[Objective]: Write out exactly the lines of the entries below from the one holding "Output the Python" to the one holding "import seaborn as sns", inclusive, and leave out all other lines.
· · · ·
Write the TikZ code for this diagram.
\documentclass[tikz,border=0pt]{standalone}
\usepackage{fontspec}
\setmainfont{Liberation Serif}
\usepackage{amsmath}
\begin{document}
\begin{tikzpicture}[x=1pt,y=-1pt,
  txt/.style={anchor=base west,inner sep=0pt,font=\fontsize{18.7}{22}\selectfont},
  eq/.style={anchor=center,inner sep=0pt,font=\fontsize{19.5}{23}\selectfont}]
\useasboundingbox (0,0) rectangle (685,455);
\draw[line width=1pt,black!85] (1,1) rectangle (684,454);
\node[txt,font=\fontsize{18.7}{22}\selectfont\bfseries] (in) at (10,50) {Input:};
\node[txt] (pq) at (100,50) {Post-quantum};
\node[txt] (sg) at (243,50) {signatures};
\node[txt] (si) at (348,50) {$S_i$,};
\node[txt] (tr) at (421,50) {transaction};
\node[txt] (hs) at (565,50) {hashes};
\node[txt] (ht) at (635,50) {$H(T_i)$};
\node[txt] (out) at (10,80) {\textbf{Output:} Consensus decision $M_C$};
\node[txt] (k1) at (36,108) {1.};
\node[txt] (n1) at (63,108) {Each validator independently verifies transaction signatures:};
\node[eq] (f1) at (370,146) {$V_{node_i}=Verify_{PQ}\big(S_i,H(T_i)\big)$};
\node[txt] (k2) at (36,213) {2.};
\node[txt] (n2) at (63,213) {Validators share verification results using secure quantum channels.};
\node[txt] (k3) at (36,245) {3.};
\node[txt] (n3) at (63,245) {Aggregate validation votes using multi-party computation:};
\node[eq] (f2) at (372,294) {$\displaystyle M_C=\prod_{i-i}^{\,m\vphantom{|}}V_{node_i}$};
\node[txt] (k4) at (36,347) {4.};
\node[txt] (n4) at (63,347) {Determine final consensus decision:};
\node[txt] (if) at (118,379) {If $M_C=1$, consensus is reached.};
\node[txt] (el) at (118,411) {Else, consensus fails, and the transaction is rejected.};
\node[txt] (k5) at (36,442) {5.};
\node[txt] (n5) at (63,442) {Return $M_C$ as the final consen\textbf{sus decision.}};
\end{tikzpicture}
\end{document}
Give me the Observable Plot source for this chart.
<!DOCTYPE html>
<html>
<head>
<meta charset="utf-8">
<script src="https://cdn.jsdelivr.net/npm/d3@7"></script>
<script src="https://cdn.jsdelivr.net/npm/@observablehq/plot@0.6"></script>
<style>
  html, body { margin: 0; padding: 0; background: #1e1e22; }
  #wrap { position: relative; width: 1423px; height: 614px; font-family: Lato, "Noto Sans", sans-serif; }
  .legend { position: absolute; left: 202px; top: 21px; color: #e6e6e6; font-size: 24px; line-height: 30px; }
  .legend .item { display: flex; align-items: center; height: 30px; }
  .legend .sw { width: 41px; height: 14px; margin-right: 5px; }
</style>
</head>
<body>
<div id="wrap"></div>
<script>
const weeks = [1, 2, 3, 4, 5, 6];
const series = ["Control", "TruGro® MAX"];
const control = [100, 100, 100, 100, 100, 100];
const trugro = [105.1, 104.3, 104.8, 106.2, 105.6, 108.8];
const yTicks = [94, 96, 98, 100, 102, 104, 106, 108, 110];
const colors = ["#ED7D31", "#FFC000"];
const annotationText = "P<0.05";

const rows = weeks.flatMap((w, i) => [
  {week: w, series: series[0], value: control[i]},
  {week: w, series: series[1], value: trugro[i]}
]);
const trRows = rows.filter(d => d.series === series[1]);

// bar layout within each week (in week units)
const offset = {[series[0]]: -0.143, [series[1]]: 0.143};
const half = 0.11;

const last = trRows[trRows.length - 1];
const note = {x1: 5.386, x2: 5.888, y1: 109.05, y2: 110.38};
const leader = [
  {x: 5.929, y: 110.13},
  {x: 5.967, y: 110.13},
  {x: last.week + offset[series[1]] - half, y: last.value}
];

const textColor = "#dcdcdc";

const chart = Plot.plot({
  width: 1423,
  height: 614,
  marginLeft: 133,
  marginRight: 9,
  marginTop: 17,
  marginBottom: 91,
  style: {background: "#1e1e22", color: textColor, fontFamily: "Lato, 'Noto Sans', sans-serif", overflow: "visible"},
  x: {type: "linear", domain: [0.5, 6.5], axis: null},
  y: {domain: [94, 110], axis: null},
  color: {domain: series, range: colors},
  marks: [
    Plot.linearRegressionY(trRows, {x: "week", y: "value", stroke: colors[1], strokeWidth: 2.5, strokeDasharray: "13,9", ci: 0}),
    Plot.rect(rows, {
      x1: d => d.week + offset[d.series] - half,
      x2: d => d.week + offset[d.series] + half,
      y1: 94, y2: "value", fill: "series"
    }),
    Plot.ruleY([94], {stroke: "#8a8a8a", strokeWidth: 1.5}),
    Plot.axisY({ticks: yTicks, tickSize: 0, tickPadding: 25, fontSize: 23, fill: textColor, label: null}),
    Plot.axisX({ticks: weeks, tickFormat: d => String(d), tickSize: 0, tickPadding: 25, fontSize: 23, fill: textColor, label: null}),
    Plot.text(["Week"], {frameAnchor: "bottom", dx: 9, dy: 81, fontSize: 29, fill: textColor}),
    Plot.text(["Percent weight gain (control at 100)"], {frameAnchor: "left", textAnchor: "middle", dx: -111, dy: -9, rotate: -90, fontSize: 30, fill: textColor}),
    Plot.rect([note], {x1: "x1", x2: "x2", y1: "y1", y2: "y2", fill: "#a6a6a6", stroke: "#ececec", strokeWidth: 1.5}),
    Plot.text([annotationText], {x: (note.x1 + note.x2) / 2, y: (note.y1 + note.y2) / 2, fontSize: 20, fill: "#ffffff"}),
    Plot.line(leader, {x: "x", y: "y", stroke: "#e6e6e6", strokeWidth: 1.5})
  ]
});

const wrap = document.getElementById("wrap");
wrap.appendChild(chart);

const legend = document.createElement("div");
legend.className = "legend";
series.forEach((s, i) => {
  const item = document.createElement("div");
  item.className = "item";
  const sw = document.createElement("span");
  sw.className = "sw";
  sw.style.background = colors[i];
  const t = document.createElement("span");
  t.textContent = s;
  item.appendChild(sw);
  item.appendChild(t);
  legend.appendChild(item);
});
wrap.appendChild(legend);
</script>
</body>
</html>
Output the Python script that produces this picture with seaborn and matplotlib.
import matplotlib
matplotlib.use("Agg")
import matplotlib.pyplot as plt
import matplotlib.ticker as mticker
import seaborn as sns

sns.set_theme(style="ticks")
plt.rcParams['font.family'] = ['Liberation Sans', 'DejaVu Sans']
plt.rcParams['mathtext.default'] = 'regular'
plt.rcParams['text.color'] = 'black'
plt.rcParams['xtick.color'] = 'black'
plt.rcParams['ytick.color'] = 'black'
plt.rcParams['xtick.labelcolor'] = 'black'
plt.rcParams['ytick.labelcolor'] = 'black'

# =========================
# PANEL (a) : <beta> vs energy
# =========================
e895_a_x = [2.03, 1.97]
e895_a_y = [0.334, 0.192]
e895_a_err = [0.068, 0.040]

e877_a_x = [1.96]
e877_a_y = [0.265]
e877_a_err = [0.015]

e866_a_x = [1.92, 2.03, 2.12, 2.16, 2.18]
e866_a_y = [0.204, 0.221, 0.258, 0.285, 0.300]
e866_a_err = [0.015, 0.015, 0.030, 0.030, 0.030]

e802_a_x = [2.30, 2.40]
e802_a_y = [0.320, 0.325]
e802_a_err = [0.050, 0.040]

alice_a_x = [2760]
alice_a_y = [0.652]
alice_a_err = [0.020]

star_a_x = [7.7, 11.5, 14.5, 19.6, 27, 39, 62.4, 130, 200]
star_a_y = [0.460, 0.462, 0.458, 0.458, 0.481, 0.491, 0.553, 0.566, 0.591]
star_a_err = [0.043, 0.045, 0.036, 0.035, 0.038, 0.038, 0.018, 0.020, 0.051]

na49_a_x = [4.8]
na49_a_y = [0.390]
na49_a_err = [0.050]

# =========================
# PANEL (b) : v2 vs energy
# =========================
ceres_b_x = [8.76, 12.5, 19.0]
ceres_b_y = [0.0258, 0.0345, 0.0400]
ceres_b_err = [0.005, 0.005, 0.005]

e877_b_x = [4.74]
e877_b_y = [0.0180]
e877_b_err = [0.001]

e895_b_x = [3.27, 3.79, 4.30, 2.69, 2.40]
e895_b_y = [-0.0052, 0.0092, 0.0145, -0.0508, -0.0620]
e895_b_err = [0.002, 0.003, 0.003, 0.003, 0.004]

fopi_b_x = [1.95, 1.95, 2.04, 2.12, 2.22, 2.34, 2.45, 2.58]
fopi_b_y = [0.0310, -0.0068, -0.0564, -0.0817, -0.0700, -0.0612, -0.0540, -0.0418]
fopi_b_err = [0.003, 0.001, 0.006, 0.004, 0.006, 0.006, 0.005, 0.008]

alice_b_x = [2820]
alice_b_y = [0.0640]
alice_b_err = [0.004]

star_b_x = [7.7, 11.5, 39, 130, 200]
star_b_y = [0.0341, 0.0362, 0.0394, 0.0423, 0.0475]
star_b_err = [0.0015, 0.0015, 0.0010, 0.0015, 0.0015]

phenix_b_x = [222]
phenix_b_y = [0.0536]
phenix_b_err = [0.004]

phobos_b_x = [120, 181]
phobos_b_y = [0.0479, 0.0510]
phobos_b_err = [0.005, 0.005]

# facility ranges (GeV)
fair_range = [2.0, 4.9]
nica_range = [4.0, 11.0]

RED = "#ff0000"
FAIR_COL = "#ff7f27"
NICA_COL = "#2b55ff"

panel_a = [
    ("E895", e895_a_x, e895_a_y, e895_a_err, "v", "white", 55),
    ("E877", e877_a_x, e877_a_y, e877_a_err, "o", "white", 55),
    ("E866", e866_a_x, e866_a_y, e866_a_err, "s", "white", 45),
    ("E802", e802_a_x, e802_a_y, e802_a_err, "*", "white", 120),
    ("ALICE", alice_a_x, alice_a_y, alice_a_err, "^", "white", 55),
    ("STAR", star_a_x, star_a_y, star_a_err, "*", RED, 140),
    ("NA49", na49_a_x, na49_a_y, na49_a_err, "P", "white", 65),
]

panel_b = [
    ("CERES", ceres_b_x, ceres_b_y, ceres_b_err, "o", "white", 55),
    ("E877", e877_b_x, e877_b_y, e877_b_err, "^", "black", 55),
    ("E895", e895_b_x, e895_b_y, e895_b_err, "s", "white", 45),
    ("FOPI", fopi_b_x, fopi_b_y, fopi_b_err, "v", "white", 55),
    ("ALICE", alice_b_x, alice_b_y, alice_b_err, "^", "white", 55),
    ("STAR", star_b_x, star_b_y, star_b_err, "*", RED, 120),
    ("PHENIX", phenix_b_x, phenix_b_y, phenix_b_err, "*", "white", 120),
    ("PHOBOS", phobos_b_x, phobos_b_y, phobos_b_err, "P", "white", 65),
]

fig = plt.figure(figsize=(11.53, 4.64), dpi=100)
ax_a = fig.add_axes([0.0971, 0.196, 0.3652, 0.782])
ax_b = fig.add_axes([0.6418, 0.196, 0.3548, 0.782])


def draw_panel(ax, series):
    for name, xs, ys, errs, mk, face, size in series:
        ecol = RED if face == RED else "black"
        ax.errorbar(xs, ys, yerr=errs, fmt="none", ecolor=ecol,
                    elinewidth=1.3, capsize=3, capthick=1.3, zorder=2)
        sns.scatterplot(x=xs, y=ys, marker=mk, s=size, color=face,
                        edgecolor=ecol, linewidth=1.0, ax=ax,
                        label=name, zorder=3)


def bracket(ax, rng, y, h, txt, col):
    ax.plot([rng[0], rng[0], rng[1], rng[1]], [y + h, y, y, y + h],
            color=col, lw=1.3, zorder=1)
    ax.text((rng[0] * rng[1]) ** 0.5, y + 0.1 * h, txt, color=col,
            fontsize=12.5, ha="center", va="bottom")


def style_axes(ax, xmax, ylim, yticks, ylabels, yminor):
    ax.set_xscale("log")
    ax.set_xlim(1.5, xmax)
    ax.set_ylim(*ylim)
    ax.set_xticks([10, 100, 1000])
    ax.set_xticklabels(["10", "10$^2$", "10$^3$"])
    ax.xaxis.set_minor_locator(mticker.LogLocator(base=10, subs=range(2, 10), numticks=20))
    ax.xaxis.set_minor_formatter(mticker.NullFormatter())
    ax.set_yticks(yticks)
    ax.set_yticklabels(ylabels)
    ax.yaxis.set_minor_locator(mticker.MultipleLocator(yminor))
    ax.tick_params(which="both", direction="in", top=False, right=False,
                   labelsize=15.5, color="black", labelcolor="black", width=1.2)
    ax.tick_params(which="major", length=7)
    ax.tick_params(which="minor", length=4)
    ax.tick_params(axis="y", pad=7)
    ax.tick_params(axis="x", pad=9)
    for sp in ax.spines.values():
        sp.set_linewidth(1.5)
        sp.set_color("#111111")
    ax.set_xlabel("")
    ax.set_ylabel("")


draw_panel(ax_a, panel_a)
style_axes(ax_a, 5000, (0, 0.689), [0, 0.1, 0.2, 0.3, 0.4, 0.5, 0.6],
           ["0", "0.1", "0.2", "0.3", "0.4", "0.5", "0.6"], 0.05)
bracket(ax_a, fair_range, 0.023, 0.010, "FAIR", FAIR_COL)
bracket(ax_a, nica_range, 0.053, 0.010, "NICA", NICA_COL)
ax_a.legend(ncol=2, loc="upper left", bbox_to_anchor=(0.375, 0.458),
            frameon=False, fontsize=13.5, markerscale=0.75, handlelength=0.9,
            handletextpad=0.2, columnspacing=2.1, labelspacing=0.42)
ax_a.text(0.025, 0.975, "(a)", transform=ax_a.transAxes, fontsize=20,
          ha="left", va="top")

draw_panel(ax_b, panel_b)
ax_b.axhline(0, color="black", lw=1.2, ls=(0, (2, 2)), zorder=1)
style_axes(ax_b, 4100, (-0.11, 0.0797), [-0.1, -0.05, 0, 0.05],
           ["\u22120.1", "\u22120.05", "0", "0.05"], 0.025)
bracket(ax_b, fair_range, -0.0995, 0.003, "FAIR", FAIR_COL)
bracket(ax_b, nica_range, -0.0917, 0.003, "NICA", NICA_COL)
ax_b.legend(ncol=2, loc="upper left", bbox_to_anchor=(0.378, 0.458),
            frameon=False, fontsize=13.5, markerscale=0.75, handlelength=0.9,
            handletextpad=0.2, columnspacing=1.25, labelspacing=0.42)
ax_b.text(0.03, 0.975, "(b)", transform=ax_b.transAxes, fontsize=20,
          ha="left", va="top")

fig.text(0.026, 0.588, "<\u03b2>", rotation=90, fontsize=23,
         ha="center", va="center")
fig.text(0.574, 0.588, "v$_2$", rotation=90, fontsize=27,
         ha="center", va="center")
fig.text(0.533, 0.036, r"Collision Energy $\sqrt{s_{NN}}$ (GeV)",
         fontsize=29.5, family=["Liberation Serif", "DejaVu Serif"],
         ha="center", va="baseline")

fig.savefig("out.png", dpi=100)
· · · ·
[Expected output]:
Output the Python script that produces this picture with seaborn and matplotlib.
import matplotlib
matplotlib.use("Agg")
import matplotlib.pyplot as plt
import matplotlib.ticker as mticker
import seaborn as sns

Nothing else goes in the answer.